**Task statement:**
Reproduce each line from the records that holds "with".

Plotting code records
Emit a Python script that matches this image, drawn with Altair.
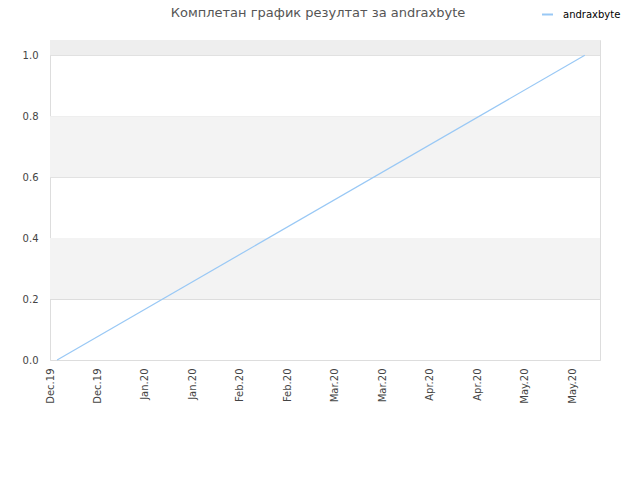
import altair as alt
import pandas as pd

tick_labels = ["Dec.19", "Dec.19", "Jan.20", "Jan.20", "Feb.20", "Feb.20",
               "Mar.20", "Mar.20", "Apr.20", "Apr.20", "May.20", "May.20"]
tick_pos = list(range(len(tick_labels)))
series_x = [0.15, 11.26]
series_y = [0.0, 1.0]
series_name = "andraxbyte"
band_lo = [0.2, 0.6, 1.0]
band_hi = [0.4, 0.8, 1.05]
band_col = ["#f3f3f3", "#f3f3f3", "#eeeeee"]

line_df = pd.DataFrame({"x": series_x, "y": series_y, "s": [series_name] * 2})
band_df = pd.DataFrame({"lo": band_lo, "hi": band_hi, "c": band_col})

xscale = alt.Scale(domain=[0, 11.58], nice=False, zero=False)
yscale = alt.Scale(domain=[0, 1.05], nice=False)

label_js = "[" + ",".join(f"'{l}'" for l in tick_labels) + "]"

bands = alt.Chart(band_df).mark_rect().encode(
    y=alt.Y("lo:Q", scale=yscale),
    y2="hi:Q",
    x=alt.value(0),
    x2=alt.value(550),
    fill=alt.Fill("c:N", scale=None, legend=None),
)

line = alt.Chart(line_df).mark_line(strokeWidth=1.2).encode(
    x=alt.X("x:Q", scale=xscale,
            axis=alt.Axis(values=tick_pos, labelExpr=f"{label_js}[datum.value]",
                          labelAngle=-90, labelAlign="right", labelBaseline="middle",
                          ticks=False, grid=False, domain=False, title=None,
                          labelFont="DejaVu Sans", labelFontSize=10,
                          labelColor="#444444", labelPadding=8)),
    y=alt.Y("y:Q", scale=yscale,
            axis=alt.Axis(values=[0, 0.2, 0.4, 0.6, 0.8, 1.0], format=".1f",
                          ticks=False, grid=True, gridColor="#dddddd",
                          domain=False, title=None,
                          labelFont="DejaVu Sans", labelFontSize=10,
                          labelColor="#444444", labelPadding=12)),
    stroke=alt.Stroke("s:N", scale=alt.Scale(range=["#99c8f5"]),
                      legend=alt.Legend(title=None, orient="none", legendX=491,
                                        legendY=-32, symbolType="stroke",
                                        symbolSize=120, symbolStrokeWidth=2,
                                        labelOffset=9,
                                        labelFont="DejaVu Sans", labelFontSize=10,
                                        labelColor="#000000")),
)

chart = alt.layer(bands, line).resolve_scale(fill="independent", stroke="independent").properties(
    width=550, height=320,
    title=alt.TitleParams("Комплетан график резултат за andraxbyte",
                          font="DejaVu Sans", fontSize=13, fontWeight="normal",
                          color="#555555", anchor="middle", dx=-7, offset=-12),
    autosize=alt.AutoSizeParams(type="none"),
    padding={"left": 42, "top": 32, "right": 30, "bottom": 100},
).configure_view(stroke="#dddddd", strokeWidth=1)

chart.save("out.html", embed_options={"renderer": "svg", "actions": False})
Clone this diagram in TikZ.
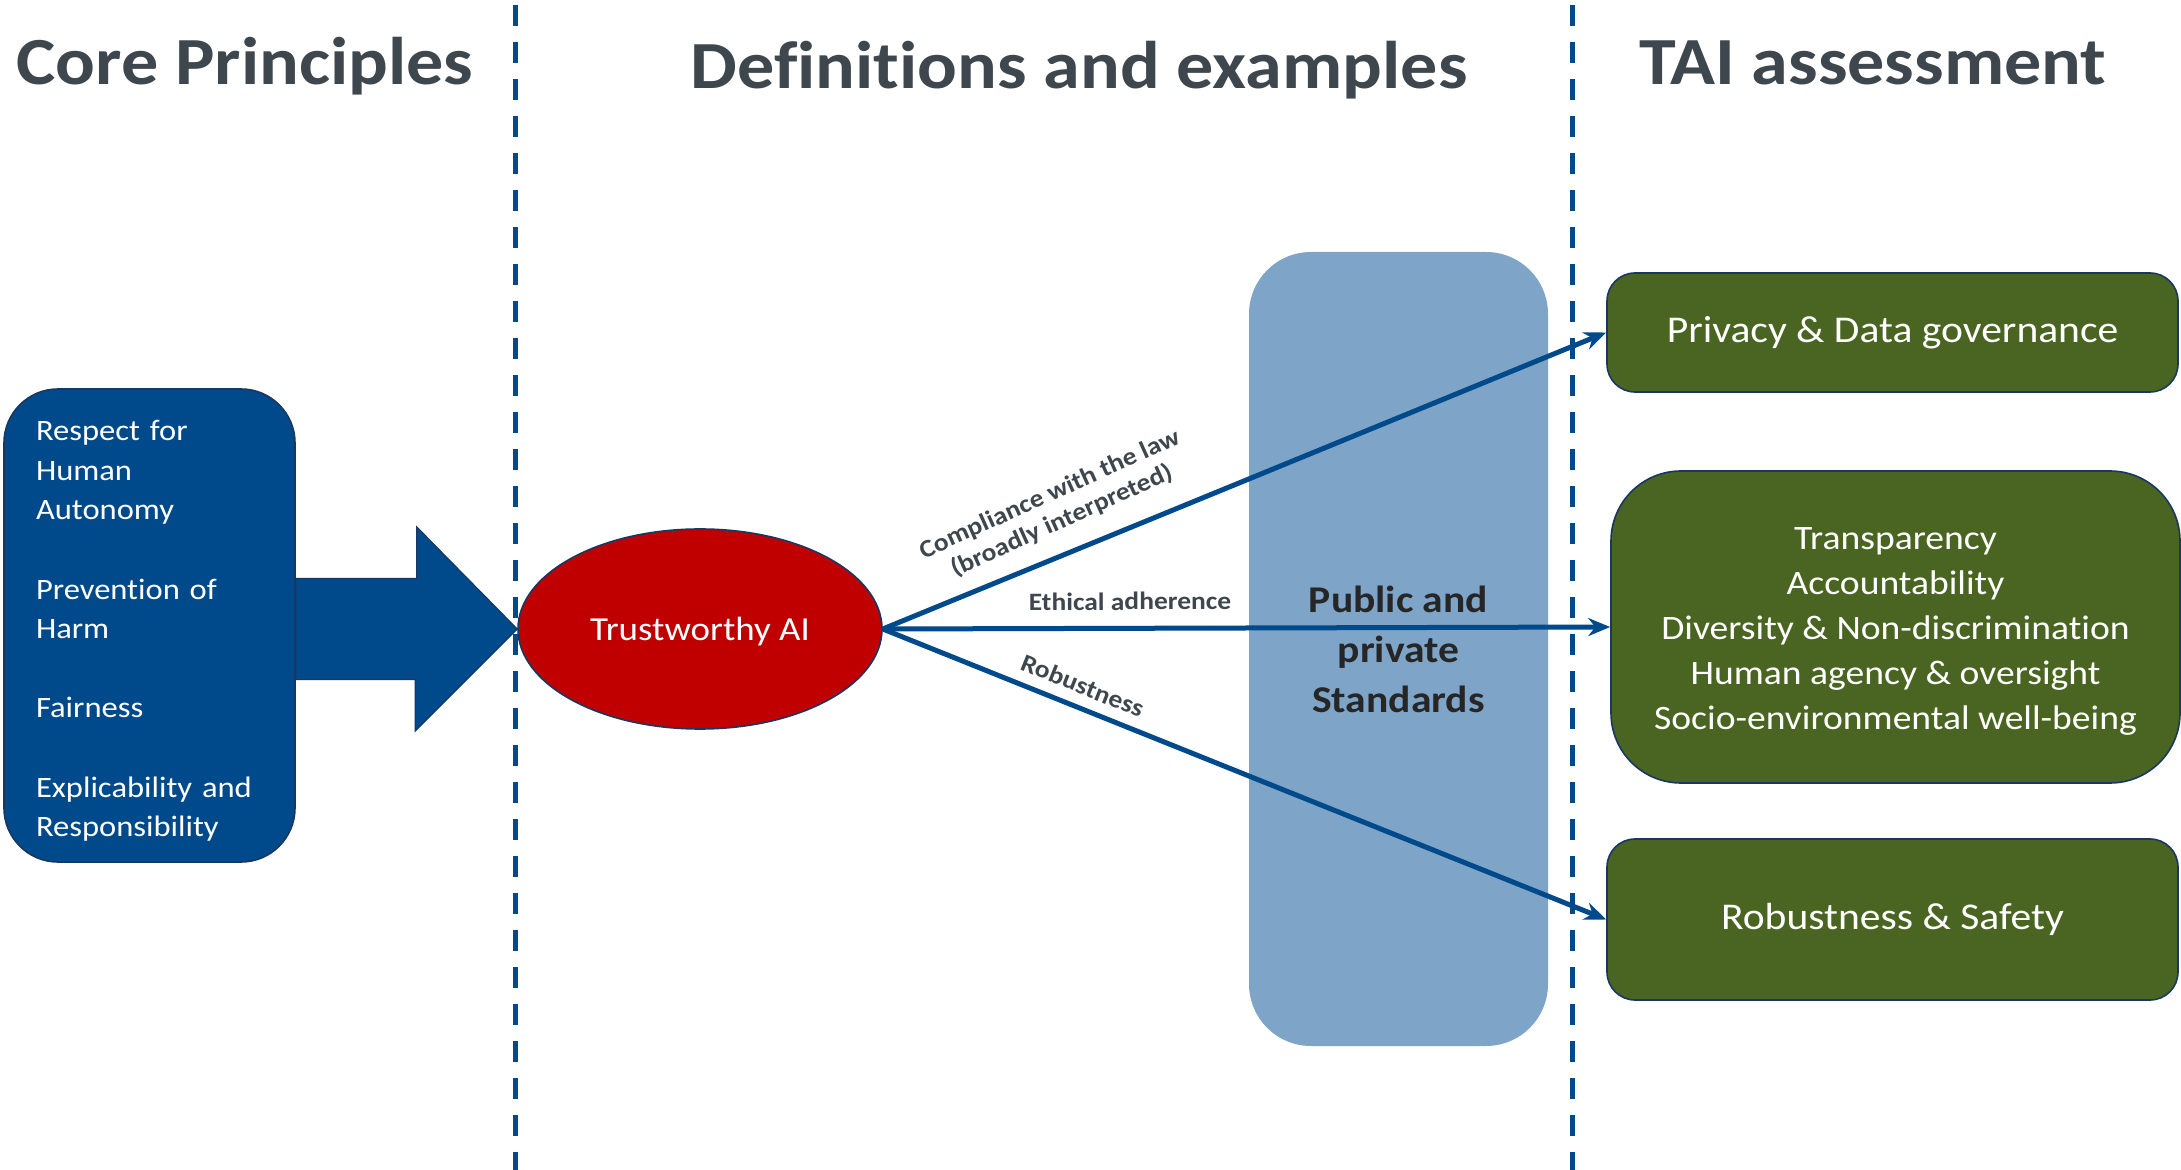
\documentclass[tikz,border=0pt]{standalone}
\usepackage{fontspec}
\setmainfont{Carlito}[FakeStretch=1.1, Ligatures=NoCommon]
\usetikzlibrary{arrows.meta,calc,shapes.geometric}
\definecolor{titlegray}{RGB}{62,70,78}
\definecolor{coreblue}{RGB}{0,74,139}
\definecolor{edgeblue}{RGB}{24,56,98}
\definecolor{trustred}{RGB}{192,0,0}
\definecolor{stdblue}{RGB}{126,165,200}
\definecolor{stdtext}{RGB}{38,38,38}
\definecolor{taigreen}{RGB}{73,101,33}

\begin{document}
\begin{tikzpicture}[x=0.5pt, y=-0.5pt, >={Stealth[length=11pt, width=9pt]},
    title/.style={font=\fontsize{33.7}{40}\selectfont\bfseries, text=titlegray, anchor=base},
    divider/.style={draw=coreblue, line width=2.5pt, dash pattern=on 10.5pt off 8pt},
    taibox/.style={draw=edgeblue, line width=0.8pt, fill=taigreen, rounded corners=14pt, text=white, align=center, font=\fontsize{18.9}{22.5}\selectfont},
    link/.style={->, draw=coreblue, line width=2.5pt},
    linklabel/.style={font=\fontsize{12.5}{14.5}\selectfont\bfseries, text=titlegray, sloped, align=center}]

    \useasboundingbox (0,0) rectangle (2181,1170);

    % Column titles.
    \node[title] (T-core) at (245,85) {Core Principles};
    \node[title] (T-def) at (1079,89) {Definitions and examples};
    \node[title] (T-tai) at (1873,85) {TAI assessment};

    % Standards.
    \node[fill=stdblue, rounded corners=31pt, minimum width=149.5pt, minimum height=397pt, inner sep=0pt,
          text=stdtext, align=center, font=\fontsize{18.9}{25}\selectfont\bfseries] (std) at (1398.5,649) {Public and\\private\\Standards};

    % Core principles.
    \node[fill=coreblue, draw=edgeblue, line width=0.8pt, rounded corners=27pt, minimum width=145.5pt, minimum height=236.5pt] (principles) at (149.5,625.5) {};
    \node[text width=113.5pt, align=left, text=white, font=\fontsize{14.8}{19.8}\selectfont] (principles-text) at ([yshift=-2.75pt]principles.center)
          {Respect for\\Human\\Autonomy\\[19.8pt]Prevention of\\Harm\\[19.8pt]Fairness\\[19.8pt]Explicability and\\Responsibility};

    % Trustworthy AI.
    \node[ellipse, fill=trustred, draw=edgeblue, line width=0.8pt, minimum width=182pt, minimum height=100pt, inner sep=0pt,
          text=white, text height=12pt, text depth=0pt, font=\fontsize{16.8}{20}\selectfont] (trust) at (700,629) {Trustworthy AI};

    % Big arrow.
    \coordinate (shaft) at (principles.east |- trust.west);
    \fill[coreblue, draw=edgeblue, line width=0.6pt] ($(shaft)+(0,-50.5)$) -- ++(121,0) -- ++(0,-51.5) -- (trust.west)
        -- ++(-102,102) -- ++(0,-51.5) -- ($(shaft)+(0,50.5)$) -- cycle;

    % TAI assessment.
    \node[taibox, minimum width=285.5pt, minimum height=59.5pt] (privacy) at (1892.5,332.5) {Privacy \& Data governance};
    \node[taibox, rounded corners=35pt, minimum width=284.5pt, minimum height=156pt] (ethics) at (1895.5,627) {};
    \node[text=white, align=center, font=\fontsize{17.1}{22.5}\selectfont] (ethics-text) at ([yshift=-2pt]ethics.center)
        {Transparency\\Accountability\\Diversity \& Non-discrimination\\Human agency \& oversight\\Socio-environmental well-being};
    \node[taibox, minimum width=285.5pt, minimum height=80.5pt] (robust) at (1892.5,919.5) {Robustness \& Safety};

    % Links.
    \draw[link] (trust.east) -- node[linklabel, pos=0.265, above=6pt, rotate=2] {Compliance with the law\\(broadly interpreted)} (privacy.west);
    \draw[link] (trust.east) -- node[linklabel, pos=0.34, above=4.5pt] {Ethical adherence} (ethics.west);
    \draw[link] (trust.east) -- node[linklabel, pos=0.265, above=2pt] {Robustness} (robust.west);

    % Column dividers.
    \foreach \x in {515,1572}
        \draw[divider] (\x,5) -- (\x,1170);

\end{tikzpicture}
\end{document}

**Final result:**
Emit a Python script that matches this image, drawn with Altair.
    \draw[link] (trust.east) -- node[linklabel, pos=0.265, above=6pt, rotate=2] {Compliance with the law\\(broadly interpreted)} (privacy.west);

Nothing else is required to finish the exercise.